Understanding how high-frequency vibrations behave is important to the engineering of electronic devices such as television sets and cell phones and, most recently, to the fabrication of acousto-optic devices that handle wavelength division multiplexed signals over optical fibers. To observe such vibrations, researchers have used such techniques as atomic force microscopy or optical deflection.

Atomic force microscopy has high spatial resolution, but it is not fast enough to observe the phase of the oscillations. Researchers from Lucent Technologies' Bell Labs here, and Sawtek Inc. of Apopka, Fla., have developed an alternative: a high-resolution optical scanning interferometer that enables them to construct slow-motion, high-resolution movies of vibrating surfaces. The movies record both the magnitude and the phase of the vibrations.
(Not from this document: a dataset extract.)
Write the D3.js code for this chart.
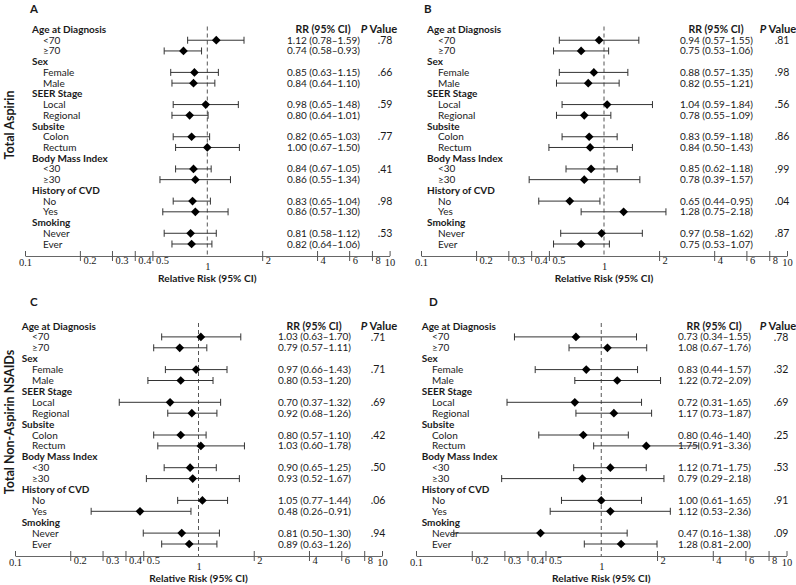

"I call my setup an optical scanning interferometer because it is an interferometer that uses optical radiation and ... I scan the highly focused sample beam back and forth across the sample to take data at a grid of points," said John E. Graebner, who led the team. The interferometer consists of a HeNe laser, a beamsplitter, a reference mirror, a detector and an array of high-quality, commercially available optical components.

Phase information


The setup, which the researchers described in the Jan. 8 issue of Applied Physics Letters, has a vertical displacement resolution of ~0.003 Å and a lateral resolution of ~0.5 µm. It also yields the relative phase between two points, enabling the user to determine how the vibrations at two locations are related in time.

"If you wiggle the end of a rope at a high frequency and cause a wave to travel away from your hand, the amplitude at all points is pretty much the same, but the phase will change continuously and smoothly at points farther and farther away from your hand," Graebner explained. "In other words, the phase information tells you that the up-and-down motion is happening later and later in time as you consider points farther and farther away from your hand."

This information enables the researchers to distinguish between traveling and standing waves, giving them a better understanding of surface vibration. "The movies bring these vibrations at unbelievably high frequencies down to the realm of human experience," Graebner said. "One can develop an intuitive grasp of the modes of vibration that is difficult to obtain otherwise.